Church Times and Daily Telegraph comment also follows with a
memo by the late Dean of Southwark, Colin Slee.
Legal advice is being
sought on the impact of the Equality Act of 2010.
Andrew Brown, writing in the Guardian, has a report headlined” Church of
England tied in knots over allowing gay men to become bishops.”
The leadership of the established church remains tied in knots over how far it can comply with the Equality Act in its treatment of gay people.
Church lawyers have told the bishops that while they cannot take into account that someone is homosexual in considering them for preferment, they also cannot put forward clergy in active same-sex relationships and, even if they are celibate, must consider whether they can “act as a focus for unity” to their flocks if appointed to a diocese.
Conservative evangelicals remain bitterly opposed to the ordination of gay people, even though many clergy are more or less openly gay, and some are in same-sex partnerships…

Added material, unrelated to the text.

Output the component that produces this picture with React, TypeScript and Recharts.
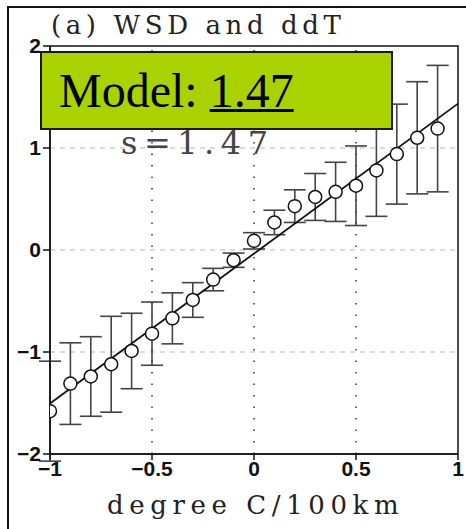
import {
  ComposedChart,
  Scatter,
  XAxis,
  YAxis,
  ReferenceLine,
  ReferenceArea,
} from "recharts";

// WSD binned by ddT (degree C / 100km)
const ddT = [-1, -0.9, -0.8, -0.7, -0.6, -0.5, -0.4, -0.3, -0.2, -0.1, 0, 0.1, 0.2, 0.3, 0.4, 0.5, 0.6, 0.7, 0.8, 0.9];
const wsdMean = [-1.58, -1.31, -1.24, -1.12, -0.99, -0.82, -0.67, -0.49, -0.29, -0.1, 0.09, 0.27, 0.43, 0.52, 0.57, 0.63, 0.78, 0.94, 1.1, 1.19];
const wsdErr = [0.49, 0.4, 0.39, 0.47, 0.37, 0.31, 0.25, 0.17, 0.11, 0.07, 0.08, 0.12, 0.16, 0.23, 0.29, 0.39, 0.45, 0.49, 0.55, 0.62];

// least-squares fit
const slope = 1.47;
const intercept = -0.035;
const fitX = [-1, 1];

const xTicks = [-1, -0.5, 0, 0.5, 1];
const yTicks = [-2, -1, 0, 1, 2];
const xGrid = [-0.5, 0, 0.5];
const yGrid = [-1, 0, 1];

const points = ddT.map((x, i) => ({ x, y: wsdMean[i], err: wsdErr[i] }));
const fitSegment = fitX.map((x) => ({ x, y: slope * x + intercept }));

const fmt = (v: number) => (v < 0 ? "\u2212" + Math.abs(v) : String(v));

const tickStyle = {
  fill: "#111",
  fontSize: 21,
  fontWeight: 700,
  fontFamily: "Liberation Sans, Arial, sans-serif",
};

const serif = "DejaVu Serif, Liberation Serif, serif";

const OpenCircle = (props: any) => {
  const { cx, cy } = props;
  if (cx == null || cy == null) return null;
  return <circle cx={cx} cy={cy} r={6.5} fill="#fff" stroke="#111" strokeWidth={1.5} />;
};

// vertical whisker with caps at both ends
const Whisker = (props: any) => {
  const { x1, y1, x2, y2 } = props;
  if (x1 == null || y1 == null) return null;
  const c = 11;
  return (
    <g stroke="#444" strokeWidth={1.6}>
      <line x1={x1} y1={y1} x2={x2} y2={y2} />
      <line x1={x1 - c} y1={y1} x2={x1 + c} y2={y1} />
      <line x1={x2 - c} y1={y2} x2={x2 + c} y2={y2} />
    </g>
  );
};

export default function App() {
  return (
    <div
      style={{
        position: "absolute",
        left: 0,
        top: 0,
        width: 466,
        height: 529,
        background: "#fff",
        overflow: "hidden",
      }}
    >
      {/* outer frame */}
      <div
        style={{
          position: "absolute",
          left: 7,
          top: 6,
          width: 500,
          height: 560,
          borderLeft: "2px solid #111",
          borderTop: "2px solid #111",
        }}
      />
      <div style={{ position: "absolute", left: 0, top: 0 }}>
        <ComposedChart
          width={466}
          height={529}
          data={points}
          margin={{ top: 46, right: 8, bottom: 45, left: 0 }}
        >
          <XAxis
            type="number"
            dataKey="x"
            domain={[-1, 1]}
            ticks={xTicks}
            allowDataOverflow
            tickFormatter={fmt}
            tick={tickStyle}
            tickSize={6}
            tickMargin={1}
            height={30}
            axisLine={{ stroke: "#111", strokeWidth: 1.5 }}
            tickLine={{ stroke: "#111", strokeWidth: 1.5 }}
          />
          <YAxis
            type="number"
            domain={[-2, 2]}
            ticks={yTicks}
            allowDataOverflow
            tickFormatter={fmt}
            tick={tickStyle}
            tickSize={7}
            tickMargin={2}
            width={50}
            axisLine={{ stroke: "#111", strokeWidth: 1.5 }}
            tickLine={{ stroke: "#111", strokeWidth: 1.5 }}
          />
          {yGrid.map((v) => (
            <ReferenceLine key={"h" + v} y={v} stroke="#b5b5b5" strokeDasharray="5 5" />
          ))}
          {xGrid.map((v) => (
            <ReferenceLine key={"v" + v} x={v} stroke="#333" strokeDasharray="1.5 10" strokeWidth={1.5} />
          ))}
          <ReferenceArea x1={-1} x2={1} y1={-2} y2={2} fill="none" stroke="#111" strokeWidth={1.5} />
          {points.map((p) => (
            <ReferenceLine
              key={"e" + p.x}
              segment={[
                { x: p.x, y: p.y - p.err },
                { x: p.x, y: p.y + p.err },
              ]}
              ifOverflow="hidden"
              shape={Whisker}
            />
          ))}
          <ReferenceLine segment={fitSegment} stroke="#111" strokeWidth={1.8} />
          <Scatter dataKey="y" shape={OpenCircle} isAnimationActive={false} />
        </ComposedChart>
      </div>

      {/* title */}
      <div
        style={{
          position: "absolute",
          left: 51,
          top: 10,
          fontFamily: serif,
          fontSize: 26,
          lineHeight: "30px",
          letterSpacing: 4.6,
          color: "#222",
          whiteSpace: "nowrap",
        }}
      >
        (a) WSD and ddT
      </div>

      {/* slope annotation */}
      <div
        style={{
          position: "absolute",
          left: 121,
          top: 124,
          fontFamily: serif,
          fontSize: 32,
          lineHeight: "38px",
          letterSpacing: 6.5,
          color: "#444",
          whiteSpace: "nowrap",
        }}
      >
        s=1.47
      </div>

      {/* highlight box */}
      <div
        style={{
          position: "absolute",
          left: 40,
          top: 51,
          width: 349,
          height: 75,
          background: "#aad200",
          border: "2px solid #1a1a1a",
          boxSizing: "content-box",
        }}
      >
        <div
          style={{
            position: "absolute",
            left: 17,
            top: 11,
            fontFamily: "Liberation Serif, Times New Roman, serif",
            fontSize: 48,
            lineHeight: "54px",
            color: "#000",
            whiteSpace: "nowrap",
          }}
        >
          Model: <span style={{ textDecoration: "underline", textDecorationThickness: 3 }}>1.47</span>
        </div>
      </div>

      {/* x axis title */}
      <div
        style={{
          position: "absolute",
          left: 107,
          top: 490,
          fontFamily: serif,
          fontSize: 26,
          lineHeight: "30px",
          letterSpacing: 5.6,
          color: "#222",
          whiteSpace: "nowrap",
        }}
      >
        degree C/100km
      </div>
    </div>
  );
}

The report continues with details of
…an anguished and devastating memorandum written by the Very Rev Colin Slee, the former dean of Southwark Cathedral, shortly before his death from pancreatic cancer last November. Dr Rowan Williams, the archbishop of Canterbury, and John Sentamu, the archbishop of York, vetoed candidates from becoming bishops of the south London diocese…
And it concludes by mentioning that
The House of Bishops sought legal advice to discover whether it would be illegal to deny John a job. A briefing in December from the Church House legal department appears to state that though it would be illegal to discriminate against him because he is a celibate gay person, it was perfectly in order to discriminate against him because there are Christians who cannot accept gay people.
The briefing states: “It is not open to a crown nominations committee or
a bishop making a suffragan appointment to propose someone who is in a
sexually active same-sex relationship; it is not open to them to take
into account the mere fact that someone is gay by sexual orientation.”